1. From 1997 to 2016, overall medical marketing spending increased by over $12 billion dollars, with Direct-To-Consumer (DTC) marketing representing the largest category of increase.
2. U.S. Food and Drug Administration violation letters for misleading drug marketing decreased over the same period.
Evidence Rating Level: 2 (Good)
Study Rundown: The United States had the highest health care spending in the world at nearly 20% of the gross domestic product in 2016. To influence medication spending, medical marketers utilize a number of strategies geared towards both physicians and consumers, including direct-to-consumer (DTC) marketing. Over the past eighteen years, medical marketing spending has increased by over $12 billion, with DTC advertising increasing by nearly $5 billion, the most compared to other marketing strategies. Additionally, pharmaceutical companies paid physicians nearly one billion dollars for things including but not limited to speaking fees and meals. Despite the increases in marketing expenses, the U.S. Food and Drug Administration violation letters for misleading drug marketing decreased over the same period.
Increases in medical marketing spending may reflect rapid medical advances turning life-threatening diseases into chronic illnesses, but the shift in marketing strategies highlight differences in the relationships between physicians, consumers, pharmaceutical companies, and health care systems. Physicians will likely need to be increasingly more cautious when interpreting marketing information brought to them by patients, as many ads leave out quantitative data, minimize adverse effects, or suggest other nondrug therapies with little evidence supporting them.

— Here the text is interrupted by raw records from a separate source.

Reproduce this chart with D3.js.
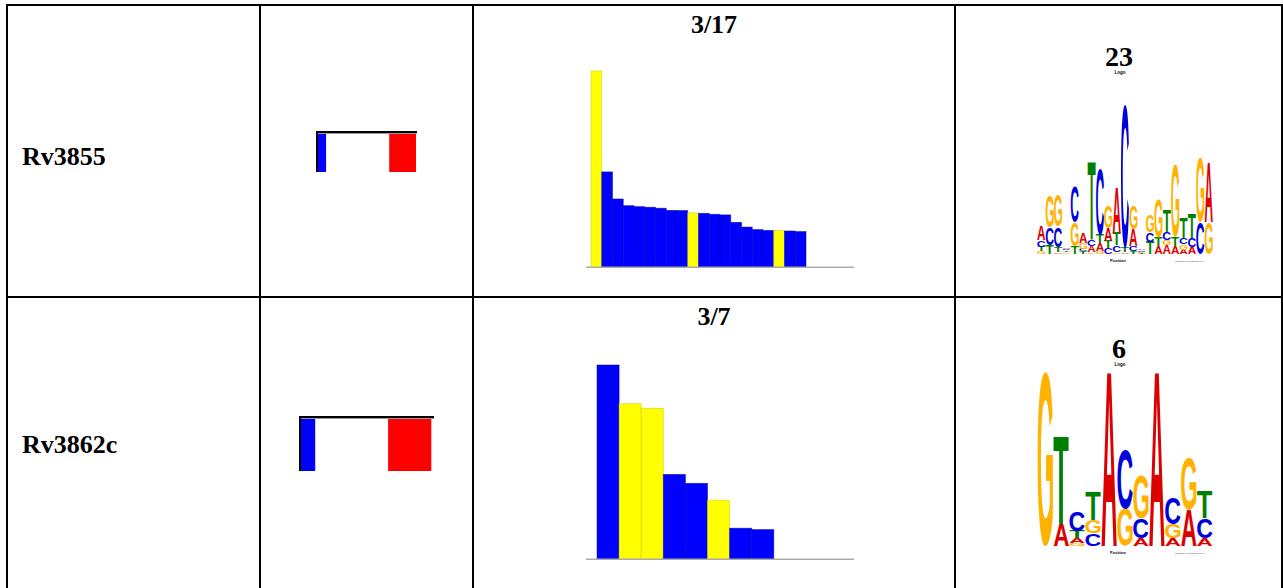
<!DOCTYPE html>
<html><head><meta charset="utf-8">
<script src="https://cdn.jsdelivr.net/npm/d3@7"></script>
<style>html,body{margin:0;padding:0;background:#fff;overflow:hidden}</style>
</head><body>
<svg id="c" width="1283" height="588"></svg>
<script>
// ---------- data ----------
const rowLabels = ["Rv3855", "Rv3862c"];
const ratioLabels = ["3/17", "3/7"];
const logoLabels = ["23", "6"];

// gene diagram spans (relative units 0..100)
const geneBlue = [[2, 10], [1.5, 12]];
const geneRed = [[72.5, 99], [66, 98]];

// bar chart values (relative scores) and highlight flags (Y = yellow, B = blue)
const bars1 = [100, 48.6, 34.8, 31.4, 30.9, 30.6, 30.1, 29.0, 28.9, 27.7, 27.5, 27.0, 26.7, 22.9, 20.5, 19.2, 18.8, 18.7, 18.5, 18.2];
const flags1 = ["Y","B","B","B","B","B","B","B","B","Y","B","B","B","B","B","B","B","Y","B","B"];
const bars2 = [100, 80.1, 77.7, 43.7, 39.1, 30.4, 16.0, 15.3];
const flags2 = ["B","Y","Y","B","B","Y","B","B"];

// sequence logos: columns, letters bottom-up with heights in bits
const logo1 = [
  [["G",.03],["T",.05],["C",.08],["A",.16]],
  [["T",.10],["C",.20],["G",.36]],
  [["A",.02],["T",.06],["C",.23],["G",.36]],
  [["G",.02],["T",.02],["C",.02],["A",.02]],
  [["T",.09],["G",.27],["C",.40]],
  [["T",.03],["C",.03],["G",.07],["A",.11]],
  [["G",.02],["A",.07],["C",.08],["T",.88]],
  [["G",.03],["A",.09],["T",.10],["C",.75]],
  [["C",.07],["T",.08],["A",.14],["G",.25]],
  [["G",.02],["C",.08],["T",.14],["A",.52]],
  [["A",.02],["T",.05],["C",1.63]],
  [["T",.03],["C",.06],["A",.19],["G",.27]],
  [["T",.01],["G",.01],["C",.02],["A",.02]],
  [["T",.14],["C",.11],["G",.19]],
  [["A",.09],["T",.10],["G",.44]],
  [["A",.10],["G",.06],["C",.09],["T",.25]],
  [["A",.09],["T",.10],["G",.82]],
  [["A",.05],["G",.06],["C",.07],["T",.24]],
  [["A",.08],["C",.10],["T",.28]],
  [["C",.36],["G",.74]],
  [["G",.36],["A",.68]]
];
const logo2 = [
  [["G",1.98]],
  [["A",.25],["T",1.0]],
  [["G",.03],["A",.06],["T",.08],["C",.23]],
  [["C",.14],["G",.15],["T",.32]],
  [["A",1.99]],
  [["G",.42],["C",.68]],
  [["A",.09],["C",.22],["G",.50]],
  [["A",1.99]],
  [["A",.09],["G",.16],["C",.30]],
  [["A",.41],["G",.59]],
  [["A",.09],["C",.23],["T",.31]]
];
const letterColors = {A:"#dd0000", C:"#0000dd", G:"#ffb300", T:"#008000"};

// ---------- drawing ----------
const svg = d3.select("#c");
const serif = '"Liberation Serif","Times New Roman",serif';

// table grid
const colX = [7, 260, 473, 955, 1282];
const rowY = [5, 297, 600];
const grid = svg.append("g").attr("stroke", "#000").attr("stroke-width", 2);
colX.forEach(x => grid.append("line").attr("x1", x).attr("x2", x).attr("y1", rowY[0]-1).attr("y2", 600));
rowY.forEach(y => grid.append("line").attr("x1", colX[0]-1).attr("x2", 1290).attr("y1", y).attr("y2", y));

// row labels
const labelY = [165, 453];
rowLabels.forEach((t, i) => svg.append("text").attr("x", 22).attr("y", labelY[i])
  .attr("font-family", serif).attr("font-weight", "bold").attr("font-size", 26).text(t));

// gene diagrams
const geneBox = [{x0:316, x1:417, y0:131, y1:172}, {x0:299, x1:434, y0:416, y1:471}];
geneBox.forEach((b, i) => {
  const g = svg.append("g");
  const x = d3.scaleLinear().domain([0, 100]).range([b.x0, b.x1]);
  g.append("rect").attr("x", x(geneBlue[i][0])).attr("y", b.y0).attr("width", x(geneBlue[i][1]) - x(geneBlue[i][0])).attr("height", b.y1 - b.y0).attr("fill", "#0000ff");
  g.append("rect").attr("x", x(geneRed[i][0])).attr("y", b.y0).attr("width", x(geneRed[i][1]) - x(geneRed[i][0])).attr("height", b.y1 - b.y0).attr("fill", "#ff0000");
  g.append("line").attr("x1", b.x0).attr("x2", b.x1).attr("y1", b.y0 + 1).attr("y2", b.y0 + 1).attr("stroke", "#000").attr("stroke-width", 2);
  g.append("line").attr("x1", b.x0).attr("x2", b.x1).attr("y1", b.y0 + 2.5).attr("y2", b.y0 + 2.5).attr("stroke", "#999").attr("stroke-width", 1);
  g.append("line").attr("x1", b.x0 + 1).attr("x2", b.x0 + 1).attr("y1", b.y0).attr("y2", b.y1).attr("stroke", "#000").attr("stroke-width", 2);
});

// bar charts
const charts = [
  {vals: bars1, flags: flags1, x0: 591, bw: 10.75, base: 267.3, top: 71, titleY: 33},
  {vals: bars2, flags: flags2, x0: 597, bw: 22.1, base: 559.3, top: 365, titleY: 325}
];
charts.forEach((c, i) => {
  svg.append("text").attr("x", 714).attr("y", c.titleY).attr("text-anchor", "middle")
    .attr("font-family", serif).attr("font-weight", "bold").attr("font-size", 26).text(ratioLabels[i]);
  const x = d3.scaleBand().domain(d3.range(c.vals.length)).range([c.x0, c.x0 + c.bw * c.vals.length]).padding(0);
  const y = d3.scaleLinear().domain([0, 100]).range([c.base, c.top]);
  svg.append("g").selectAll("rect").data(c.vals).join("rect")
    .attr("x", (d, j) => x(j)).attr("y", d => y(d))
    .attr("width", x.bandwidth()).attr("height", d => c.base - y(d))
    .attr("fill", (d, j) => c.flags[j] === "Y" ? "#ffff00" : "#0000ff")
    .attr("stroke", (d, j) => c.flags[j] === "Y" ? "#c8c800" : "#0000a0")
    .attr("stroke-opacity", 0.6).attr("stroke-width", 0.8);
  svg.append("line").attr("x1", 586).attr("x2", 854).attr("y1", c.base).attr("y2", c.base)
    .attr("stroke", "#aaa").attr("stroke-width", 1.5);
});

// sequence logos
const ctx = document.createElement("canvas").getContext("2d");
ctx.font = 'bold 100px "Liberation Sans"';
const metrics = {};
["A","C","G","T"].forEach(L => {
  const m = ctx.measureText(L);
  metrics[L] = {l: m.actualBoundingBoxLeft, r: m.actualBoundingBoxRight, a: m.actualBoundingBoxAscent, d: m.actualBoundingBoxDescent};
});
const logos = [
  {cols: logo1, x0: 1037, x1: 1213, base: 254, numY: 66, logoY: 74, posY: 262},
  {cols: logo2, x0: 1037, x1: 1213, base: 546, numY: 358, logoY: 366, posY: 554}
];
logos.forEach((lg, i) => {
  svg.append("text").attr("x", 1119).attr("y", lg.numY).attr("text-anchor", "middle")
    .attr("font-family", serif).attr("font-weight", "bold").attr("font-size", 28).text(logoLabels[i]);
  svg.append("text").attr("x", 1120).attr("y", lg.logoY).attr("text-anchor", "middle")
    .attr("font-family", "Liberation Sans").attr("font-weight", "bold").attr("font-size", 4.5).text("Logo");
  svg.append("text").attr("x", 1118).attr("y", lg.posY).attr("text-anchor", "middle")
    .attr("font-family", "Liberation Sans").attr("font-weight", "bold").attr("font-size", 4).text("Position");
  svg.append("text").attr("x", 1190).attr("y", lg.posY).attr("text-anchor", "middle")
    .attr("font-family", "Liberation Sans").attr("font-size", 2.5).attr("fill", "#333").text("Created by WebLogo 3.7.4");
  const x = d3.scaleBand().domain(d3.range(lg.cols.length)).range([lg.x0, lg.x1]).padding(0.04);
  const y = d3.scaleLinear().domain([0, 2]).range([0, 176]);
  const g = svg.append("g");
  lg.cols.forEach((col, j) => {
    let acc = 0;
    col.forEach(([L, h]) => {
      const hp = y(h);
      const bx = x(j), bw = x.bandwidth();
      const by = lg.base - y(acc) - hp;
      acc += h;
      const m = metrics[L];
      const sx = bw / (m.l + m.r), sy = hp / (m.a + m.d);
      g.append("text").attr("font-family", '"Liberation Sans"').attr("font-weight", "bold")
        .attr("font-size", 100).attr("fill", letterColors[L])
        .attr("transform", `translate(${bx + m.l * sx},${by + m.a * sy}) scale(${sx},${sy})`)
        .text(L);
    });
  });
});
</script>
</body></html>
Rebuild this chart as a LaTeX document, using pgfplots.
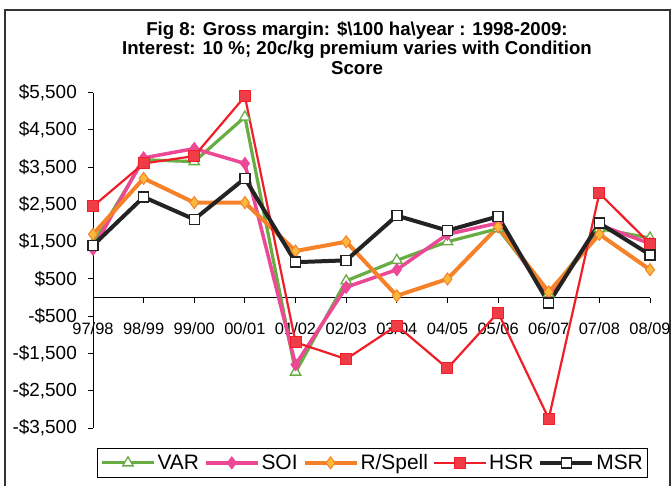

Click to read the study in JAMA
Relevant Reading: Health care spending in the United States and other high-income countries
In-Depth [cross-sectional study]: Medical marketing spending was reviewed from 1997 through 2016 and included: DTC prescription drug monitoring, disease awareness campaigns, health services, laboratory tests, and professional medical marketing for prescription drugs. Overall spending from 1997 to 2016 increased $12.2 billion dollars, with the largest proportion of spending allotted for marketing to medical professionals (68% of total spending). During this timeframe, DTC prescription drug marketing spending increased $4.7 billion dollars, and the largest spending increase was for drugs related to diabetes/endocrine diseases ($703 million) and dermatology conditions ($538 million). DTC prescription drug marketing spending declined for medications related to allergies (decrease of $272 million) and cholesterol (decrease of $90 million). DTC advertising for health services was made up in large part by hospitals, dental centers, and cancer care systems, accounting for a large proportion of DTC health services advertising, with the largest increase from cancer centers with $18 million dollars of spending in 1997 to $200 million in 2016.